The Reinhart/Rogoff Episode Shows Us Why Data Openness is So Important

| Thu Apr. 18, 2013 5:30 PM EDT

What's the most important takeaway from this week's kerfuffle over the errors in the Reinhart/Rogoff dataset? Obviously there are public policy implications, since R&R concluded that debt levels above 90 percent of GDP lead to a sharp dropoff in economic growth. This provided important intellectual support during the past few years for the belief that it's more important to focus on deficit reduction than on unemployment and fiscal stimulus.

In the end, though, although R&R's results were important, they probably weren't crucial. As Jared Bernstein notes, deficit hawks were "using research findings the way a drunk uses a lamppost: for support, not for illumination. If the R&R lamppost turns out to be wobbly, the austerions [] will find another one. In this town, I’m sorry to say, you can pretty much go think-tank shopping to buy the result you seek."

I agree. R&R's results were convenient to have, but not crucial. People who are dedicated to cutting spending, either for political or ideological reasons, would simply have trotted out other justifications if R&R's study hadn't been available.

More important, then, may be the light this shines on the fact that an awful lot of research is based on datasets that are kept private. Megan McArdle pinpoints both the reason for this and the dangers involved:

There are a lot of private data sets out there these days, and a lot of work being produced off of them. Why can't more of us see it?

Mostly, I suspect, because of the economics of the thing. Assembling a nice private data set is a huge amount of work. You want to be able to mine that work for publishable insights. Very little professional credit accrues to the guy who built a great dataset which everyone else uses to generate elegant new findings. The credit goes to the authors of the elegant new findings. Which means that once you've built a dataset, you want to keep the thing to yourself as long as possible.

....Unfortunately, there's always the possibility that "I want to hold onto it as long as possible so I can publish" can be a cover for "I need to hold onto it as long as possible because if anyone else sees it, it will rapidly become obvious that my results aren't very robust." Or, in some cases, for "There are no results because I made the whole thing up."

This was an issue that was front and center during Climategate. Climate skeptics were unhappy that the raw data collected by various research groups (mostly using public money) wasn't made available to them, and they made the reasonable point that if your analysis is correct, you shouldn't be afraid to share the underlying data. Professional researchers, for their part, were reluctant to make their data available because they knew it would generate an enormous flurry of amateur debunkings that they'd have to waste their time picking apart. In the end, though, releasing the data didn't make much difference because it turned out the professionals were interpreting it correctly.

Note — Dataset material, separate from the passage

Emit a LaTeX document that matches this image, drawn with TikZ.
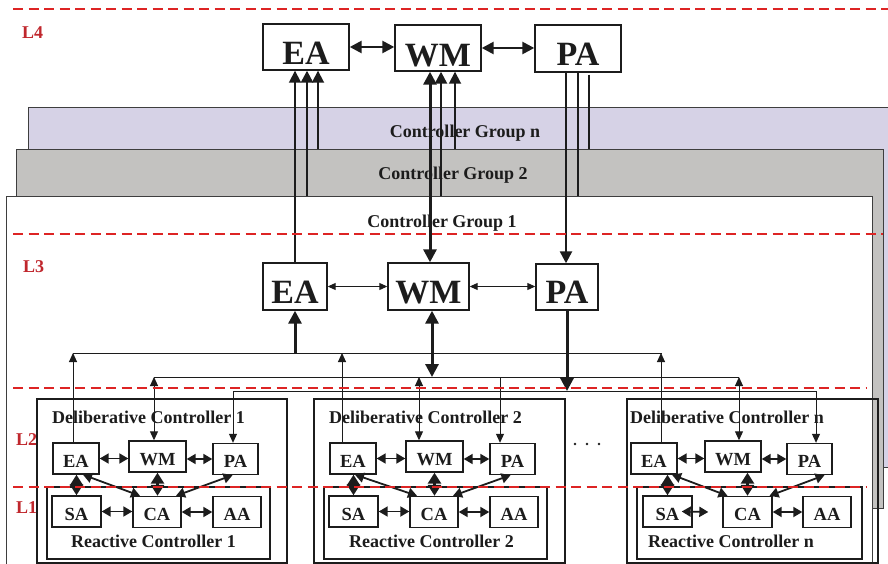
\documentclass[tikz,border=0pt]{standalone}
\usepackage{fontspec}
\setmainfont{Liberation Serif}
\usetikzlibrary{arrows.meta}
\definecolor{lav}{HTML}{D6D2E6}
\definecolor{grp}{HTML}{C3C2C0}
\definecolor{ink}{HTML}{1C1C1C}
\definecolor{lvl}{HTML}{DD2424}
\definecolor{lvltext}{HTML}{C0272D}
\tikzset{
  grouprect/.style={draw=ink!85, line width=0.9pt},
  bigbox/.style={draw=ink, line width=1.4pt, inner sep=0pt, text=ink,
    font=\fontsize{34}{36}\selectfont\bfseries},
  smallbox/.style={draw=ink, line width=1.4pt, inner sep=0pt, text=ink,
    text height=24pt, text depth=7pt, font=\fontsize{18.5}{20}\selectfont\bfseries},
  frame/.style={draw=ink, line width=1.8pt, inner sep=0pt},
  title/.style={font=\fontsize{18}{20}\selectfont\bfseries, text=ink, inner sep=0pt},
  lvlline/.style={draw=lvl, line width=1.8pt, dash pattern=on 10pt off 5.5pt},
  lvllabel/.style={font=\fontsize{18}{20}\selectfont\bfseries, text=lvltext,
    inner sep=0pt, anchor=base west},
  % connectors between the upper levels
  up4/.style={draw=ink, line width=2.4pt, -{Triangle[length=12pt,width=12pt]}},
  upthin4/.style={draw=ink, line width=1.8pt, -{Triangle[length=12pt,width=12pt]}},
  dbl4/.style={draw=ink, line width=2.6pt,
    {Triangle[length=12pt,width=12pt]}-{Triangle[length=12pt,width=12pt]}},
  dbl4v/.style={draw=ink, line width=3pt,
    {Triangle[length=13pt,width=13pt]}-{Triangle[length=13pt,width=13pt]}},
  stem/.style={draw=ink, line width=2.4pt},
  stemthin/.style={draw=ink, line width=1.8pt},
  dbl3/.style={draw=ink, line width=1pt,
    {Triangle[length=8pt,width=7pt]}-{Triangle[length=8pt,width=7pt]}},
  heavy3/.style={draw=ink, line width=3pt, -{Triangle[length=13pt,width=13pt]}},
  heavydbl3/.style={draw=ink, line width=3pt,
    {Triangle[length=13pt,width=13pt]}-{Triangle[length=13pt,width=13pt]}},
  % bus lines and drops to the deliberative controllers
  busline/.style={draw=ink, line width=1pt},
  busarrow/.style={draw=ink, line width=1pt, -{Triangle[length=9pt,width=8pt]}},
  busdbl/.style={draw=ink, line width=1pt,
    {Triangle[length=9pt,width=8pt]}-{Triangle[length=9pt,width=8pt]}},
  % connectors inside a controller
  sdbl/.style={draw=ink, line width=1.8pt,
    {Triangle[length=9pt,width=10pt]}-{Triangle[length=9pt,width=10pt]}},
  hdbl/.style={draw=ink, line width=3pt,
    {Triangle[length=11pt,width=13pt]}-{Triangle[length=11pt,width=13pt]}},
}
\begin{document}
\begin{tikzpicture}[x=1pt,y=-1pt]
\useasboundingbox (0,0) rectangle (888,564);
\clip (0,0) rectangle (888,564);

% stacked controller groups
\draw[grouprect, fill=lav]   (28,107) rectangle (900,467);
\draw[grouprect, fill=grp]   (16,149) rectangle (883,508);
\draw[grouprect, fill=white] (6,196)  rectangle (872,600);

\node[title, anchor=base] (gn) at (465,138) {Controller Group n};
\node[title, anchor=base] (g2) at (453,180) {Controller Group 2};
\node[title, anchor=base] (g1) at (442,227) {Controller Group 1};

% level labels
\node[lvllabel] (l4) at (22,39)  {L4};
\node[lvllabel] (l3) at (23,272) {L3};
\node[lvllabel] (l2) at (16,445) {L2};
\node[lvllabel] (l1) at (16,513) {L1};

% level 4 agents
\node[bigbox, minimum width=86pt, text height=41pt, text depth=5pt] (ea4) at (306,47)   {EA};
\node[bigbox, minimum width=86pt, text height=42pt, text depth=4pt] (wm4) at (438,48)   {WM};
\node[bigbox, minimum width=86pt, text height=41pt, text depth=6pt] (pa4) at (578,48.5) {PA};

% level 3 agents
\node[bigbox, minimum width=64pt, text height=40pt, text depth=7pt] (ea3) at (295,286.5) {EA};
\node[bigbox, minimum width=81pt, text height=40pt, text depth=7pt] (wm3) at (428.5,286.5) {WM};
\node[bigbox, minimum width=62pt, text height=39pt, text depth=7pt] (pa3) at (567,287) {PA};

\draw[dbl4] (ea4.east) -- (ea4.east -| wm4.west);
\draw[dbl4] (wm4.east) -- (wm4.east -| pa4.west);
\draw[dbl3] (ea3.east) -- (ea3.east -| wm3.west);
\draw[dbl3] (wm3.east) -- (wm3.east -| pa3.west);

% links from each group up to level 4
\coordinate (e2) at (307,196);
\coordinate (e3) at (318,149);
\draw[upthin4] (ea3.north) -- (ea3.north |- ea4.south);
\draw[up4] (e2) -- (e2 |- ea4.south);
\draw[upthin4] (e3) -- (e3 |- ea4.south);

\coordinate (w1) at (430,0);
\coordinate (w2) at (441,196);
\coordinate (w3) at (455,149);
\draw[dbl4v] (w1 |- wm3.north) -- (w1 |- wm4.south);
\draw[up4] (w2) -- (w2 |- wm4.south);
\draw[upthin4] (w3) -- (w3 |- wm4.south);

\coordinate (p1) at (566,0);
\coordinate (p2) at (578,196);
\coordinate (p3) at (589,149);
\draw[up4] (p1 |- pa4.south) -- (p1 |- pa3.north);
\draw[stem] (p2 |- pa4.south) -- (p2);
\draw[stemthin] ([yshift=-2pt]p3 |- pa4.south) -- (p3);

% buses between level 3 and the deliberative controllers
\coordinate (bus1w) at (73,353);  \coordinate (bus1e) at (662,353);
\coordinate (bus2w) at (154,377); \coordinate (bus2e) at (739,377);
\coordinate (bus3w) at (233,391); \coordinate (bus3e) at (816,391);
\draw[busline] (bus1w) -- (bus1e);
\draw[busline] (bus2w) -- (bus2e);
\draw[busline] (bus3w) -- (bus3e);
\coordinate (w3b) at (432,377);
\draw[heavy3] (ea3.south |- bus1w) -- (ea3.south);
\draw[heavydbl3] (w3b |- wm3.south) -- (w3b);
\draw[heavy3] (pa3.south) -- (pa3.south |- bus3w);

% deliberative and reactive controller frames
\node[frame, minimum width=250pt, minimum height=164pt] (dc1) at (162,481) {};
\node[frame, minimum width=251pt, minimum height=164pt] (dc2) at (439.5,481) {};
\node[frame, minimum width=251pt, minimum height=164pt] (dcn) at (752.5,481) {};
\node[frame, minimum width=223pt, minimum height=72pt] (rc1) at (158.5,523) {};
\node[frame, minimum width=223pt, minimum height=72pt] (rc2) at (435.5,523) {};
\node[frame, minimum width=225pt, minimum height=72pt] (rcn) at (749.5,523) {};

\node[title, anchor=base west] (dt1) at (52,423)  {Deliberative Controller 1};
\node[title, anchor=base west] (dt2) at (329,423) {Deliberative Controller 2};
\node[title, anchor=base west] (dtn) at (630,423) {Deliberative Controller n};
\node[title, anchor=base west] (rt1) at (71,547)  {Reactive Controller 1};
\node[title, anchor=base west] (rt2) at (349,547) {Reactive Controller 2};
\node[title, anchor=base west] (rtn) at (648,547) {Reactive Controller n};

% agents of controller 1
\node[smallbox, minimum width=46pt] (ea1) at (76,458.5)   {EA};
\node[smallbox, minimum width=57pt] (wm1) at (157.5,456.5) {WM};
\node[smallbox, minimum width=45pt] (pa1) at (235.5,459)   {PA};
\node[smallbox, minimum width=49pt] (sa1) at (76.5,511.5)  {SA};
\node[smallbox, minimum width=48pt] (ca1) at (157,512)     {CA};
\node[smallbox, minimum width=48pt] (aa1) at (237,512)     {AA};

% agents of controller 2
\node[smallbox, minimum width=46pt] (ea2) at (353,458.5)   {EA};
\node[smallbox, minimum width=57pt] (wm2) at (434.5,456.5) {WM};
\node[smallbox, minimum width=45pt] (pa2) at (512.5,459)   {PA};
\node[smallbox, minimum width=49pt] (sa2) at (353.5,511.5) {SA};
\node[smallbox, minimum width=48pt] (ca2) at (434,512)     {CA};
\node[smallbox, minimum width=48pt] (aa2) at (514,512)     {AA};

% agents of controller n
\node[smallbox, minimum width=46pt] (ean) at (654,458.5)   {EA};
\node[smallbox, minimum width=56pt] (wmn) at (733,456.5)   {WM};
\node[smallbox, minimum width=45pt] (pan) at (809.5,459)   {PA};
\node[smallbox, minimum width=49pt] (san) at (667.5,511.5) {SA};
\node[smallbox, minimum width=49pt] (can) at (747.5,512)   {CA};
\node[smallbox, minimum width=48pt] (aan) at (827,512)     {AA};

% drops from the buses
\draw[busarrow] (bus1w |- ea1.north) -- (bus1w);
\draw[busdbl] (bus2w) -- (bus2w |- wm1.north);
\draw[busarrow] (bus3w) -- (bus3w |- pa1.north);
\coordinate (d2e) at (342,353);
\coordinate (d2w) at (419,377);
\coordinate (d2p) at (500,377);
\draw[busarrow] (d2e |- ea2.north) -- (d2e);
\draw[busdbl] (d2w) -- (d2w |- wm2.north);
\draw[busarrow] (d2p) -- (d2p |- pa2.north);
\coordinate (dne) at (661,353);
\draw[busarrow] (dne |- ean.north) -- (dne);
\draw[busdbl] (bus2e) -- (bus2e |- wmn.north);
\draw[busarrow] (bus3e) -- (bus3e |- pan.north);

% links inside controller 1
\draw[sdbl] (ea1.east) -- (ea1.east -| wm1.west);
\draw[sdbl] (pa1.west -| wm1.east) -- (pa1.west);
\draw[sdbl] (sa1.east) -- (sa1.east -| ca1.west);
\draw[sdbl] (ca1.east) -- (ca1.east -| aa1.west);
\draw[hdbl] (sa1.north) -- (sa1.north |- ea1.south);
\draw[hdbl] (wm1.south) -- (wm1.south |- ca1.north);
\draw[sdbl] ([xshift=7pt]ea1.south) -- ([xshift=-17pt]ca1.north);
\draw[sdbl] ([xshift=-3pt]pa1.south) -- ([xshift=19pt]ca1.north);

% links inside controller 2
\draw[sdbl] (ea2.east) -- (ea2.east -| wm2.west);
\draw[sdbl] (pa2.west -| wm2.east) -- (pa2.west);
\draw[sdbl] (sa2.east) -- (sa2.east -| ca2.west);
\draw[sdbl] (ca2.east) -- (ca2.east -| aa2.west);
\draw[hdbl] (sa2.north) -- (sa2.north |- ea2.south);
\draw[hdbl] (wm2.south) -- (wm2.south |- ca2.north);
\draw[sdbl] ([xshift=2pt]ea2.south) -- ([xshift=-17pt]ca2.north);
\draw[sdbl] ([xshift=-2pt]pa2.south) -- ([xshift=19pt]ca2.north);

% links inside controller n
\draw[sdbl] (ean.east) -- (ean.east -| wmn.west);
\draw[sdbl] (pan.west -| wmn.east) -- (pan.west);
\draw[sdbl] ([xshift=-11pt]san.east) -- ([xshift=-14pt]can.west);
\draw[sdbl] (can.east) -- (can.east -| aan.west);
\draw[hdbl] (san.north) -- (san.north |- ean.south);
\draw[hdbl] (can.north |- wmn.south) -- (can.north);
\draw[sdbl] ([xshift=18pt]ean.south) -- ([xshift=-20pt]can.north);
\draw[sdbl] ([xshift=15pt]pan.south) -- ([xshift=22pt]can.north);

% ellipsis between controller 2 and controller n
\fill[ink] (575,444) circle (1.3pt) (587,444) circle (1.3pt) (599,444) circle (1.3pt);

% level separators
\draw[lvlline] (13,9)   -- (888,9);
\draw[lvlline] (13,234) -- (883,234);
\draw[lvlline] (13,388) -- (866,388);
\draw[lvlline] (13,487) -- (867,487);
\end{tikzpicture}
\end{document}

This is why the R&R incident might be more important for the cause of openness. It's not just that critics found errors in the dataset once they got hold of it. Even more important might be the fact that once the raw data was available, they were motivated to do certain types of analysis that R&R didn't do. For example, they discovered that R&R's results were quite fragile, changing dramatically with the addition or subtraction of just a few observations. They also found that, far from showing a sharp drop in growth when debt passes 90 percent of GDP, the data actually showed a sharp drop between 0-30 percent of GDP and only a rather leisurely decline above 70 percent. Finally, and perhaps most important, UMass economist Arindrajit Dube took a closer look at what the data said about causality, and produced persuasive evidence that R&R's own data suggested not that high debt leads to low growth, but that low growth leads to high debt. R&R could have performed the same analysis, but for some reason they weren't interested in it.

As long as the dataset was private, nobody would ever have known any of these things. We could have guessed them—and a lot of people did—but we wouldn't have had any evidence. Now we do. Unfortunately, as McArdle says, "the incentives are all wrong for data openness." This episode suggests why it might be worthwhile to try to change those incentives.